El mensajero

Adriana Dávila Fernández

Una de las características de este gobierno federal es comunicar sus mensajes a través de símbolos. De ahí que esta táctica de tropicalizar el pleito entre quienes disienten de su forma de pensar y quienes están a su favor; la división entre conservadores y liberales, entre los integrantes de una «mafia» y el «pueblo bueno y trabajador», entre buenos contra malos, le ha funcionado muy bien al presidente López Obrador en estos 21 meses de su mandato. Ha puesto el ultimátum de «estás con el gobierno o contra el gobierno», en tanto que su autoridad solo demuestra su ineficiencia.

Ha propagado una lucha absurda entre el «vamos requetebién» y el reclamo de la realidad de habitantes que lo único que demandamos es el cumplimiento de sus promesas electorales, porque tenemos derecho a un buen gobierno que actúe con sensatez, responsabilidad y eficiencia.

Poco importa el fondo de los problemas, lo esencial es justificar la inexistente atención a las graves dificultades que nos aquejan, «consecuencia de lo que dejaron los representantes del pasado», repiten una y otra y otra y otra vez los agoreros de la cada vez más reducida secta de creyentes del llamado «mesías tropical».

Las decisiones tomadas en más de un año y medio han dejado mucho que desear (fraternidad entre mexicanos, políticas públicas eficaces, gasto público racional) y mucho más qué lamentar (más de medio millón de contagiados, alrededor de 59 mil fallecidos por Covid-19, otros tantos debido al desabasto de medicinas para personas con cáncer, y poco más de 58 mil homicidios violentos, incluidos feminicidios). Y lo único que atina el gobierno es a preparar el show matutino de cada mañana para responsabilizar a los que no acompañan sus resultados.

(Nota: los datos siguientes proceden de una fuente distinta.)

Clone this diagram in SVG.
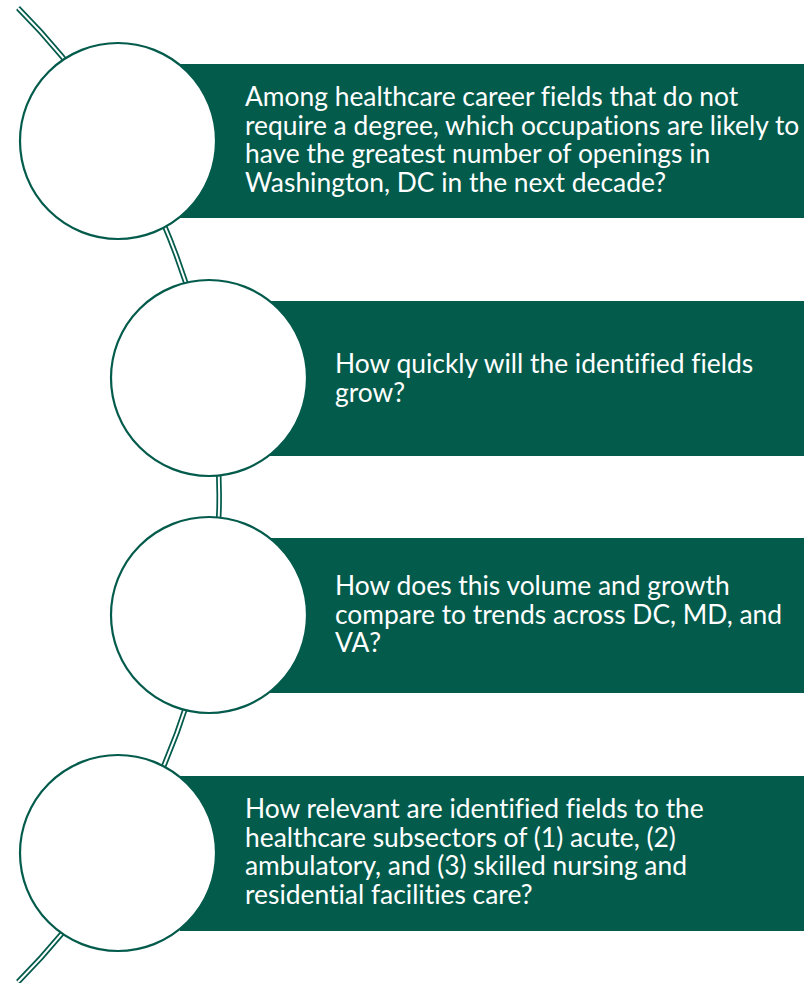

Como parte de esta pantomima política, muchos son ya los tantos mensajeros del presidente que entran en acción para defender lo indefendible. Le tocó turno al Fiscal General de la República, representante de una de las instituciones que se supone debiera ser autónoma e independiente del Poder Ejecutivo -que por cierto hoy da señales de sometimiento y dependencia-, quien desempeñó el cargo de vocero para delinear, -según él- las diferencias entre los casos Lozoya-Nitrogenados-Odebrecht y Rosario Robles-Estafa Maestra y la consecuente aplicación de criterios legales en cada caso. El mensaje fue contundente: la aplicación de la justicia no depende del tamaño del pez, sino del tamaño del rencor presidencial.

Es particularmente preocupante que la instancia responsable de fundamentar sus acciones, investigar e integrar las carpetas correspondientes, fincar responsabilidades y, me parece lo más importante, comprobar los delitos y tener certeza de ello, acuse que la indiciada «no ha sido solidaria con el Estado«, porque en el lenguaje del régimen, no se dio a la tarea de «cantar» las tonadas que quieren escuchar en Palacio Nacional.

Lamentable mensaje del mensajero con cargo de fiscal general, porque le dio más pesó a la venganza presidencial contra la exsecretaria Robles, por haber exhibido la corrupción de uno de sus incondicionales, René Bejarano, que a la aplicación de la ley o a la impartición de justicia. Se pretende, bajo la falaz bandera de «limpiar y conocer la verdad«, aplicar «cláusulas» que desvíen la atención de la ineficiencia del gobierno para hacer frente a la pandemia, al desplome de la economía, a la pérdida del empleo, o al incremento de la inseguridad pública.

En pocas palabras, el gobierno es responsable del mucho dolor que hoy existe y que pudo haber evitado, del miedo e incertidumbre que recorre la mente y el corazón de las y los mexicanos. De la promesa electoral de «justicia para todos«, pasamos, por decreto presidencial, a una justicia selectiva.